* WHAT TO WORK ON *
Locate each line holding the string "this" and copy it.

* DATA LISTING *
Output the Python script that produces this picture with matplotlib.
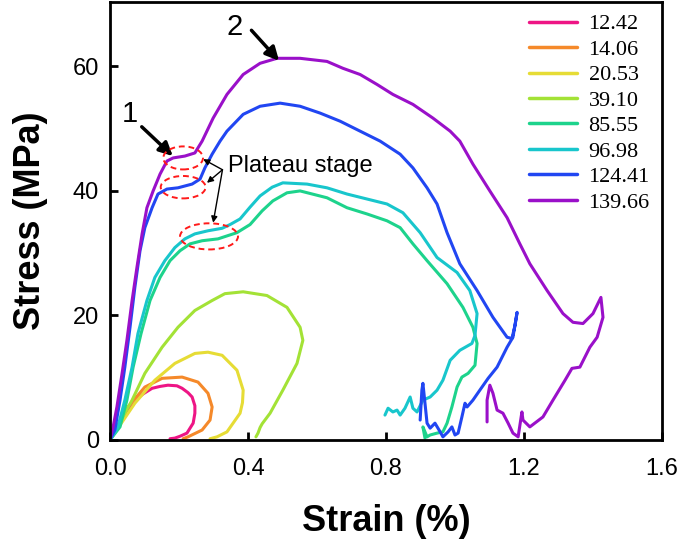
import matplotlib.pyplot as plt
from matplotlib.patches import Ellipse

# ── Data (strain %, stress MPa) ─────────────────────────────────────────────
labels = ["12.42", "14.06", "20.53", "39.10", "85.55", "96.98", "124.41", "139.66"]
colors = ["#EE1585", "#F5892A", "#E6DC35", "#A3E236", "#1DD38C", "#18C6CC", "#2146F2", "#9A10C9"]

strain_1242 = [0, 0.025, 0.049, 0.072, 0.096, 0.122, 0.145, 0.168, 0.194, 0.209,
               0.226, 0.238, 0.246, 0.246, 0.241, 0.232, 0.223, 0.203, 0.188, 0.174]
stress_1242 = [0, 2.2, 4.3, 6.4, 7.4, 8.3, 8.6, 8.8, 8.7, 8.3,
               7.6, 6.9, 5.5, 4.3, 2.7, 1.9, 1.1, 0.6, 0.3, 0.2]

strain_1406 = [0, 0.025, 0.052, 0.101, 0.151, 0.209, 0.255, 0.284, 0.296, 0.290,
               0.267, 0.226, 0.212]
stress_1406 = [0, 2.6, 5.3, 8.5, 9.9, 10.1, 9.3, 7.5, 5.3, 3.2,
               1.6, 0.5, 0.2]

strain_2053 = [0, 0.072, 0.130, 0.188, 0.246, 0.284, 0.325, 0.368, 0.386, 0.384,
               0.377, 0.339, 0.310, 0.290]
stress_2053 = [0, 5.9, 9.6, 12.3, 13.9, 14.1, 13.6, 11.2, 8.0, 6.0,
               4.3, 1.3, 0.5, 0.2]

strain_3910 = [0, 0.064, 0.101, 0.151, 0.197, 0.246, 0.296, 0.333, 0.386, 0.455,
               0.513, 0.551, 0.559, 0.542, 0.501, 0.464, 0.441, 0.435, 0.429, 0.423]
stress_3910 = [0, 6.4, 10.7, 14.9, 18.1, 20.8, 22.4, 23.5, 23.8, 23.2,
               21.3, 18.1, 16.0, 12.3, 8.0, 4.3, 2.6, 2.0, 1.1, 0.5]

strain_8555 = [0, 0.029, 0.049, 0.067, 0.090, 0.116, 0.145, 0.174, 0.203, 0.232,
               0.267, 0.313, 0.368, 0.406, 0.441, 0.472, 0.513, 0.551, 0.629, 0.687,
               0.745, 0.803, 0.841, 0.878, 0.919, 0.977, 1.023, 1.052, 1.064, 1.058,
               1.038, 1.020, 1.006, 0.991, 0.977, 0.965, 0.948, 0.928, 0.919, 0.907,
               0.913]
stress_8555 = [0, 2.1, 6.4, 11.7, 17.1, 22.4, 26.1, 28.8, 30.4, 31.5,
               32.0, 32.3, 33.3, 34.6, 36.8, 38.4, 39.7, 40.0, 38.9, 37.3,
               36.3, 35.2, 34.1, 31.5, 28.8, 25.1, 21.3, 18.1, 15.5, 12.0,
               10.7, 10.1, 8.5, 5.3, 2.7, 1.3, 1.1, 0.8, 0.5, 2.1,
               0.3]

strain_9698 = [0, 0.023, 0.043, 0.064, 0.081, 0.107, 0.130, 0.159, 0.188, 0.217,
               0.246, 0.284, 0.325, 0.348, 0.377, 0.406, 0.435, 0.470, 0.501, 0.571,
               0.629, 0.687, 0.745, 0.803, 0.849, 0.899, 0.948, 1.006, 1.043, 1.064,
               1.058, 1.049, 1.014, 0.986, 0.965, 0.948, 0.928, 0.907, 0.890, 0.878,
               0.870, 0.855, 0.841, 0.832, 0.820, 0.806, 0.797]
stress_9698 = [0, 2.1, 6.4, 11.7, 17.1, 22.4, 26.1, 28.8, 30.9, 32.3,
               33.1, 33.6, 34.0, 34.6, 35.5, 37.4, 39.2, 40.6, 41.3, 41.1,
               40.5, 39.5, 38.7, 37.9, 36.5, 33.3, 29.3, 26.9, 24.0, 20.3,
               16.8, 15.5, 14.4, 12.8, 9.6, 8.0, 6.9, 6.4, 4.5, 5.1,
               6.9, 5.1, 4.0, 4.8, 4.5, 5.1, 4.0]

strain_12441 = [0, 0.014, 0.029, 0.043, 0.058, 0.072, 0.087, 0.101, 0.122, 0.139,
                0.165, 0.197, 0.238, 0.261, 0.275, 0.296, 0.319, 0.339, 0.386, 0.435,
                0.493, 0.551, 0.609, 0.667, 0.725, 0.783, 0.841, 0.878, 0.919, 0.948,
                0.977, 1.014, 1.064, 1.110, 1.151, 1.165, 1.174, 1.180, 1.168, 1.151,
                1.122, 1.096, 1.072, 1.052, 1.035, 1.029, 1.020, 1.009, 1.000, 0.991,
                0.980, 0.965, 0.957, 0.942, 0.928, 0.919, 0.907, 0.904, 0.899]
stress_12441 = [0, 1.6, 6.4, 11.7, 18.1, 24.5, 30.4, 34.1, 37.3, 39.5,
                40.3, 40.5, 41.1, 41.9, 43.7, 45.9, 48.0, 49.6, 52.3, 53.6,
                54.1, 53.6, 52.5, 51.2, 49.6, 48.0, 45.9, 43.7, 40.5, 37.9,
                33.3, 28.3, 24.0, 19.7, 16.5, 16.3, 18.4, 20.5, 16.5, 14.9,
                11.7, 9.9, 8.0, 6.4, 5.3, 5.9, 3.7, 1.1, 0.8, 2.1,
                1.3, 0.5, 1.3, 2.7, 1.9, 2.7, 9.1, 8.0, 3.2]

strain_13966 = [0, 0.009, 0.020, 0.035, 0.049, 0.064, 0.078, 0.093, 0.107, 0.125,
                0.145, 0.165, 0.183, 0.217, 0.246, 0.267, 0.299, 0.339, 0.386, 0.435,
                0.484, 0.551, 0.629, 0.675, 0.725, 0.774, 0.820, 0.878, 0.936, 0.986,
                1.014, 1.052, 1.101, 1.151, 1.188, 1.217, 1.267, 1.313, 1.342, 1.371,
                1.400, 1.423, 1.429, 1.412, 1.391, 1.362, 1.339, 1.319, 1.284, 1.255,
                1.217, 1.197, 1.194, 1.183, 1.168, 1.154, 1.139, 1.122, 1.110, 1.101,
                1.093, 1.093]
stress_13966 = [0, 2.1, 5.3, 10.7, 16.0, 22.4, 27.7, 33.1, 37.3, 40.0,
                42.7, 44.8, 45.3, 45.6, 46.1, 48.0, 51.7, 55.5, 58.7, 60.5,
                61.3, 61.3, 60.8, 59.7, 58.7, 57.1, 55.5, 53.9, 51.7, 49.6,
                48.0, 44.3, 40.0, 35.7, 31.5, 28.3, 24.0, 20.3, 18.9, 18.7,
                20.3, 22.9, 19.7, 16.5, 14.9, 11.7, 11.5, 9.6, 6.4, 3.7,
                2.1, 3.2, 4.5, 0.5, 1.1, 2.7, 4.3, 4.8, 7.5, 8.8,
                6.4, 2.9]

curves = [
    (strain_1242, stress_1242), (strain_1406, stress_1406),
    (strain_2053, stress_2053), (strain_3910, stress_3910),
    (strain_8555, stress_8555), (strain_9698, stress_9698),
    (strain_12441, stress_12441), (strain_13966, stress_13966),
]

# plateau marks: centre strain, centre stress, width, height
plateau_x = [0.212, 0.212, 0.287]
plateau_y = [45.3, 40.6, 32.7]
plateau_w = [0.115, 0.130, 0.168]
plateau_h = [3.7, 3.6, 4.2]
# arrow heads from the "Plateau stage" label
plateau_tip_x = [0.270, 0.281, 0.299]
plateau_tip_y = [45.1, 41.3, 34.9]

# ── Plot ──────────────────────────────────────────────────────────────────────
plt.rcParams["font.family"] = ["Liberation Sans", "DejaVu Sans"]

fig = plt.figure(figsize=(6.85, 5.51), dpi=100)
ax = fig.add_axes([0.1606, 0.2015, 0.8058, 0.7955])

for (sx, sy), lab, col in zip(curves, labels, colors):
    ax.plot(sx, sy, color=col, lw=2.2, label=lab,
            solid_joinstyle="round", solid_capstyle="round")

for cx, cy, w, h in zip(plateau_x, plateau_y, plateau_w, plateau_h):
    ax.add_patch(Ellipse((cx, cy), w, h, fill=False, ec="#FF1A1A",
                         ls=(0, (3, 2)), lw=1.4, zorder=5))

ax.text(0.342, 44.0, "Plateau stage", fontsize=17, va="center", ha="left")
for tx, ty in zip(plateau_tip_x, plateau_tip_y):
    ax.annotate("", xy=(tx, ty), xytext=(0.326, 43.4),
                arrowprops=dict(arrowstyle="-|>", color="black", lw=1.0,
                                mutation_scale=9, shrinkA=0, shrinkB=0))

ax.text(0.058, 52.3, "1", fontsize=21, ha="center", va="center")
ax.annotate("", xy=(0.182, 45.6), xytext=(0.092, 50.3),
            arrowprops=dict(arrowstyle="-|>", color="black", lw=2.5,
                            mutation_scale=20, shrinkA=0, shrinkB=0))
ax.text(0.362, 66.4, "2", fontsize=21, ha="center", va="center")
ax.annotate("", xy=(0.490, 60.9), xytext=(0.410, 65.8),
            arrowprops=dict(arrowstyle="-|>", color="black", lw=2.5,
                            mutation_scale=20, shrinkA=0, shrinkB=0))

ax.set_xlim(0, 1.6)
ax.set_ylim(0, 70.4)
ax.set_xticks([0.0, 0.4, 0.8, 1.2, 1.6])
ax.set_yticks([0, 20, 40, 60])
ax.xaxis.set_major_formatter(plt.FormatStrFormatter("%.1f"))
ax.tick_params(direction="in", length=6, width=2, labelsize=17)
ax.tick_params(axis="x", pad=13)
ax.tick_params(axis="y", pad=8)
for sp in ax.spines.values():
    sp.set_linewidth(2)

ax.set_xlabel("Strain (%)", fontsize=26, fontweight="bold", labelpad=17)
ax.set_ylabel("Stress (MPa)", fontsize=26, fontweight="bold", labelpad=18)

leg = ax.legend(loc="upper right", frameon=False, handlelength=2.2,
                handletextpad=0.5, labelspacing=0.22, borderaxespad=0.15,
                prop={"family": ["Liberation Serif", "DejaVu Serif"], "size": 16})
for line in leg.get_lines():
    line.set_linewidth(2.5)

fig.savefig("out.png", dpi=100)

--

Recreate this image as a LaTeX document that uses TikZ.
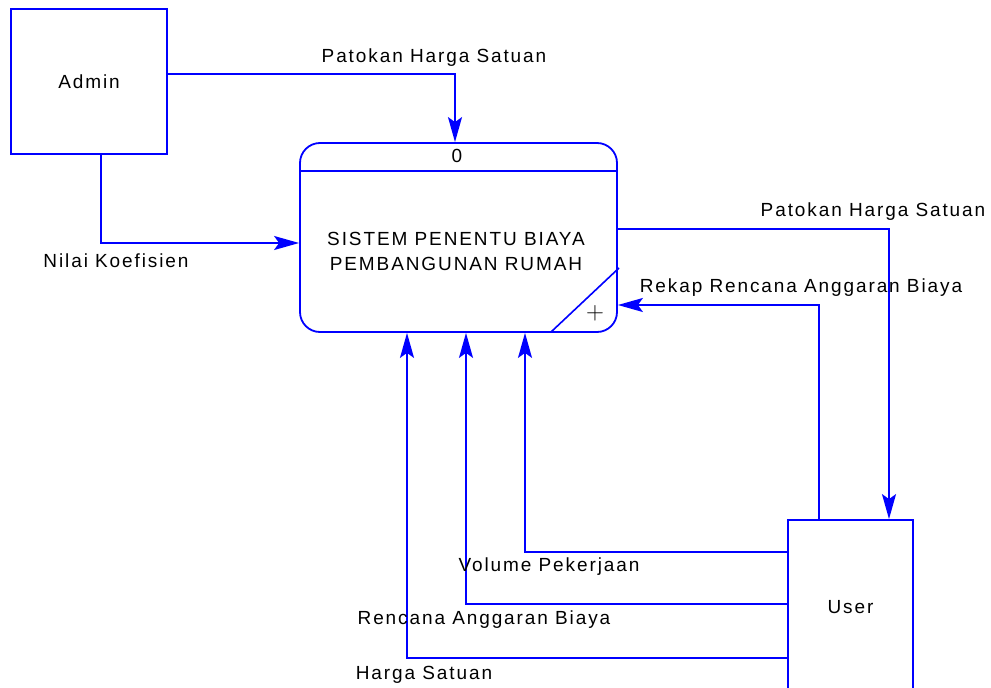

* * *

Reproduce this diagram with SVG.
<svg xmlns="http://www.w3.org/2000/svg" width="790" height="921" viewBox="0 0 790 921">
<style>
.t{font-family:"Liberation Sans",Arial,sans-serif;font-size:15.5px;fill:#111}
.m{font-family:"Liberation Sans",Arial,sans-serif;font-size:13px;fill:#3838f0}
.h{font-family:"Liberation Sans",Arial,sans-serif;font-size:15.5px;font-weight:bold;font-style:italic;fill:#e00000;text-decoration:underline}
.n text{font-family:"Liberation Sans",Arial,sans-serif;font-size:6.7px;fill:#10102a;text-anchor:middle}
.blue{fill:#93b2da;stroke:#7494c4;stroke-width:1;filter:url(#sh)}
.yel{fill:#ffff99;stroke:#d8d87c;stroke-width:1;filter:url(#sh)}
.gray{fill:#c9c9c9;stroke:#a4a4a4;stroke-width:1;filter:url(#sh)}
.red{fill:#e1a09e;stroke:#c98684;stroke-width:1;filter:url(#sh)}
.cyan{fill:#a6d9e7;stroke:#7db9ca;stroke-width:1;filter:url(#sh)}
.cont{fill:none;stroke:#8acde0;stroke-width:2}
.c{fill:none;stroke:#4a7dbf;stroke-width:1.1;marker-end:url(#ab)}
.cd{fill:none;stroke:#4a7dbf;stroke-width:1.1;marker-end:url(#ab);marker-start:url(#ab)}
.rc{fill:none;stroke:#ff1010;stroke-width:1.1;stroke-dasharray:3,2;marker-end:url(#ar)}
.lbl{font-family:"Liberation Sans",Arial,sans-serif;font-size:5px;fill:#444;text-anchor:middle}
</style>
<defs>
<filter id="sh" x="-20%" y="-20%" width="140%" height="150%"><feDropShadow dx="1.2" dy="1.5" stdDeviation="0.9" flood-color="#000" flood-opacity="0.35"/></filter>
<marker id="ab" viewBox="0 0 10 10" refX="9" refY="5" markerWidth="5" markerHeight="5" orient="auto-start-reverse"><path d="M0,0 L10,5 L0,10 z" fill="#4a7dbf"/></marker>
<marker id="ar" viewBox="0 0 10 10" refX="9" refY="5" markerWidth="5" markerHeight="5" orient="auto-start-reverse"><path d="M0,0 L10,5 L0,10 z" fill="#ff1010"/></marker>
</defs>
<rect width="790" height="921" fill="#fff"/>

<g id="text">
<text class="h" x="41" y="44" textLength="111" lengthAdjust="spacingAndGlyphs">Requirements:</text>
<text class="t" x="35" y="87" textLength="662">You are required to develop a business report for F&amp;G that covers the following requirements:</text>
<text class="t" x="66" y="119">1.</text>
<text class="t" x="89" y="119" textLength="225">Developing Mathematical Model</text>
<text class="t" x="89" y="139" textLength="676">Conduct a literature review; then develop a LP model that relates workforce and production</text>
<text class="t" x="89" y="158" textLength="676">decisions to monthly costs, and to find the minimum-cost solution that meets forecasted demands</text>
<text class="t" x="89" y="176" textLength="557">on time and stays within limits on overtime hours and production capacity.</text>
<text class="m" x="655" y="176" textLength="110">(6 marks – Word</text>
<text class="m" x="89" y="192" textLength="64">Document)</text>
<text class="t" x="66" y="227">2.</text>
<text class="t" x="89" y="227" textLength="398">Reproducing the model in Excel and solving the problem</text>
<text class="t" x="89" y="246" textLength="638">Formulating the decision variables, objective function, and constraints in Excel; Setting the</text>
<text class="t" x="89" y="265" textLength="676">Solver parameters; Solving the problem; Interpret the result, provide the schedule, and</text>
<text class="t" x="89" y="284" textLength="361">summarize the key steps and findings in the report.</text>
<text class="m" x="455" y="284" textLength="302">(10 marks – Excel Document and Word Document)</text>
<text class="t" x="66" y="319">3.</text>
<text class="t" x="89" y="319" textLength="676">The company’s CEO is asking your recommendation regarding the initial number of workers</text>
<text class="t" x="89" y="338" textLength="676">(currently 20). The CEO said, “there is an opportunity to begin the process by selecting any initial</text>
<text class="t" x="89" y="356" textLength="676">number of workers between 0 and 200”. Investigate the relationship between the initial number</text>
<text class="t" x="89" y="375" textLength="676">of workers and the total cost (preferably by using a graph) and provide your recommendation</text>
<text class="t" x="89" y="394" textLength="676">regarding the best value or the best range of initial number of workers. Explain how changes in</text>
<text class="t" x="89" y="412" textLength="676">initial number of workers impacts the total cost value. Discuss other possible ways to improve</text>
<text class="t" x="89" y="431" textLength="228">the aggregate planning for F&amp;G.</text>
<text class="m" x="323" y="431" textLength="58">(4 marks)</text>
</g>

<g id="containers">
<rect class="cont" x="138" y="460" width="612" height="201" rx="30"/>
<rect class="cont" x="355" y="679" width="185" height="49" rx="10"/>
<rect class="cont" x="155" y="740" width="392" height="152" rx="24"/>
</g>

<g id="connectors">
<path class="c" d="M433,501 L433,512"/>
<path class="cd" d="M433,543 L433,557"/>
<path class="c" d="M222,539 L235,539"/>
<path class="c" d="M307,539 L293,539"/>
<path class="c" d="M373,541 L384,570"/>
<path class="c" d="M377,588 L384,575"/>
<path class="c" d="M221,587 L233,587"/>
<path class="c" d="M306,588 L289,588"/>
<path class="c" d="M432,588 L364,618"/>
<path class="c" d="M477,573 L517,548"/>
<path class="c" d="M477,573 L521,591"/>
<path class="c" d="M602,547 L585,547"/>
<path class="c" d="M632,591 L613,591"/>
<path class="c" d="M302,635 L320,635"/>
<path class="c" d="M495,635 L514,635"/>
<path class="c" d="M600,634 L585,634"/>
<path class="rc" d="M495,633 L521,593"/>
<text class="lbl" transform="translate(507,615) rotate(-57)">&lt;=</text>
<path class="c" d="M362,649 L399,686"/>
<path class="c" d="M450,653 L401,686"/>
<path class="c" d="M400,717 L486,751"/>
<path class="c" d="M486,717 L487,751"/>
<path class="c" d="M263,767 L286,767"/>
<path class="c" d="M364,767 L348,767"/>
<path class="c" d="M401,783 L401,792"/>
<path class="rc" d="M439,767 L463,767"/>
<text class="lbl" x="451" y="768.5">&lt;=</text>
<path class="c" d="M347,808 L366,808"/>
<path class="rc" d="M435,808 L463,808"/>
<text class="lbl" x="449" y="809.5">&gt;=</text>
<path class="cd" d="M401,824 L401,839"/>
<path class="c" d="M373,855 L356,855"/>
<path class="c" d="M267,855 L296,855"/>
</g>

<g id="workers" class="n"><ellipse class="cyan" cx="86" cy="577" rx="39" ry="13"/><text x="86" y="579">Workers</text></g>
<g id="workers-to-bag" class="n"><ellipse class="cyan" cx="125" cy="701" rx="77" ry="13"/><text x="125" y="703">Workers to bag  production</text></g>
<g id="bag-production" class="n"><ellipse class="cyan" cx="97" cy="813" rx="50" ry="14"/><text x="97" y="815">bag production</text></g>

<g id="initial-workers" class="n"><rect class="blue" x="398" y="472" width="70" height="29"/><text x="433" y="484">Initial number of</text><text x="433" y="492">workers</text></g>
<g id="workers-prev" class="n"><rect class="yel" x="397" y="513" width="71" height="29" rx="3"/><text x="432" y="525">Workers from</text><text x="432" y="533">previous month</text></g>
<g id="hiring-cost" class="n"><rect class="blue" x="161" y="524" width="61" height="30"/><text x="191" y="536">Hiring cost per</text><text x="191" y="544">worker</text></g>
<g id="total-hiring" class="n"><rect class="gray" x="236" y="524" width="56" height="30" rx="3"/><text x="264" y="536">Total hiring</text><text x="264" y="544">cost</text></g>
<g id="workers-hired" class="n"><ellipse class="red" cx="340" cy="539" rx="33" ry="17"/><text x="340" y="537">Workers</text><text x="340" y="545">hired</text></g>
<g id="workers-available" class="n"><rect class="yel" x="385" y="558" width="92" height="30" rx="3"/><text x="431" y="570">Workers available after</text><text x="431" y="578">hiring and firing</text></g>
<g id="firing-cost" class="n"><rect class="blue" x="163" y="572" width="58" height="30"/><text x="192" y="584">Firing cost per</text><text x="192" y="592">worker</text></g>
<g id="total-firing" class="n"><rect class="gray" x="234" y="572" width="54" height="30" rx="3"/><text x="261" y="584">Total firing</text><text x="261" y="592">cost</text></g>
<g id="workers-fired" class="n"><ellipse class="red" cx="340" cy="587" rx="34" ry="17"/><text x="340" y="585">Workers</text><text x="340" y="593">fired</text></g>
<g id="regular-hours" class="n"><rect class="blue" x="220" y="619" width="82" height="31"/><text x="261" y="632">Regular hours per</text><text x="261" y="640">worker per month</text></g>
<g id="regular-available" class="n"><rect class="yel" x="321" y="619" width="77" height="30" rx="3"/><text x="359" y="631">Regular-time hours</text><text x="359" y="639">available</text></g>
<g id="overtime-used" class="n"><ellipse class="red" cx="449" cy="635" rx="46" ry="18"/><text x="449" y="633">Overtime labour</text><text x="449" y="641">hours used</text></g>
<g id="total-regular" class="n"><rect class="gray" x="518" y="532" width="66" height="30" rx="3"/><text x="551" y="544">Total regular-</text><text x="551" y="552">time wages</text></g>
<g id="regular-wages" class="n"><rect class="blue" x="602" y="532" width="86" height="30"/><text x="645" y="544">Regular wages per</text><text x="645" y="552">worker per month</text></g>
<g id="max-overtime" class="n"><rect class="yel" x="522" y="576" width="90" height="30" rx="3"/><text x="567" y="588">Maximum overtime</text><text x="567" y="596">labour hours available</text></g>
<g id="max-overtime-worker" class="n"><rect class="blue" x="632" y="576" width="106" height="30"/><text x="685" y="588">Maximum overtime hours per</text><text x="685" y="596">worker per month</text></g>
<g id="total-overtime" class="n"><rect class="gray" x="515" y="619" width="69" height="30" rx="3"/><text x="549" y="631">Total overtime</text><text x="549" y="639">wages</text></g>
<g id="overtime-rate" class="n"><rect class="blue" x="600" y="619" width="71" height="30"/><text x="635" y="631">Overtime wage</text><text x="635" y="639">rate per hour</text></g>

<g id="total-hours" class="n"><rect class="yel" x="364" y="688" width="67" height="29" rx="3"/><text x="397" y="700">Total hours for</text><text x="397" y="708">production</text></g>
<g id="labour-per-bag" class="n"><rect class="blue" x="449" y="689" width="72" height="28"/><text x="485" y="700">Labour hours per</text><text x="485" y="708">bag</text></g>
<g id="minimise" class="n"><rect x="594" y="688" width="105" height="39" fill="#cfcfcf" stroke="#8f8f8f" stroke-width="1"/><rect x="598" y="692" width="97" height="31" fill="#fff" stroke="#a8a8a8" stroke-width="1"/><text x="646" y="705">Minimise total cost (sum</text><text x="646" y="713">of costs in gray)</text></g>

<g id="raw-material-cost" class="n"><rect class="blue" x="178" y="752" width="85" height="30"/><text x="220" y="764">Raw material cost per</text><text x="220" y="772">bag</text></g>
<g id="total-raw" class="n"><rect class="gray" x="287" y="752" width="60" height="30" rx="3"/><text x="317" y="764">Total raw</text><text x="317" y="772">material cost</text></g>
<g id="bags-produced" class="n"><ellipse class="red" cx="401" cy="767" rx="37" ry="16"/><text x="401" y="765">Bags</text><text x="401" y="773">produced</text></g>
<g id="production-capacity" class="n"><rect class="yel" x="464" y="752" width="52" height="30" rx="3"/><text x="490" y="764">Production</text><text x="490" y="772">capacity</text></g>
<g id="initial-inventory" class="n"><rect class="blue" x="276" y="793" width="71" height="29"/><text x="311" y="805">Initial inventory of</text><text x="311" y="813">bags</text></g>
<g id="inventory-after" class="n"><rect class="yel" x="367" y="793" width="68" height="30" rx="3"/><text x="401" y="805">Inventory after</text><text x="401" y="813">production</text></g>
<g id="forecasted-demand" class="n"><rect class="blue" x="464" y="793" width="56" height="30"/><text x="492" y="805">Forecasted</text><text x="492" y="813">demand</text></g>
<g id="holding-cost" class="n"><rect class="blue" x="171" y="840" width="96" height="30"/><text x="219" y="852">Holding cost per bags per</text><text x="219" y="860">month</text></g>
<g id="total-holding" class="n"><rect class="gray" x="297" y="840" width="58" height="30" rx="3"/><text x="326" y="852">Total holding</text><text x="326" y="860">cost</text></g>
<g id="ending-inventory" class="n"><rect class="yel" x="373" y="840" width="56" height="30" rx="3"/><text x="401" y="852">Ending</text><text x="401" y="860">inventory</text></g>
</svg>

* EXERCISE RESPONSE *
Output the Python script that produces this picture with matplotlib.
Recreate this image as a LaTeX document that uses TikZ.
Reproduce this diagram with SVG.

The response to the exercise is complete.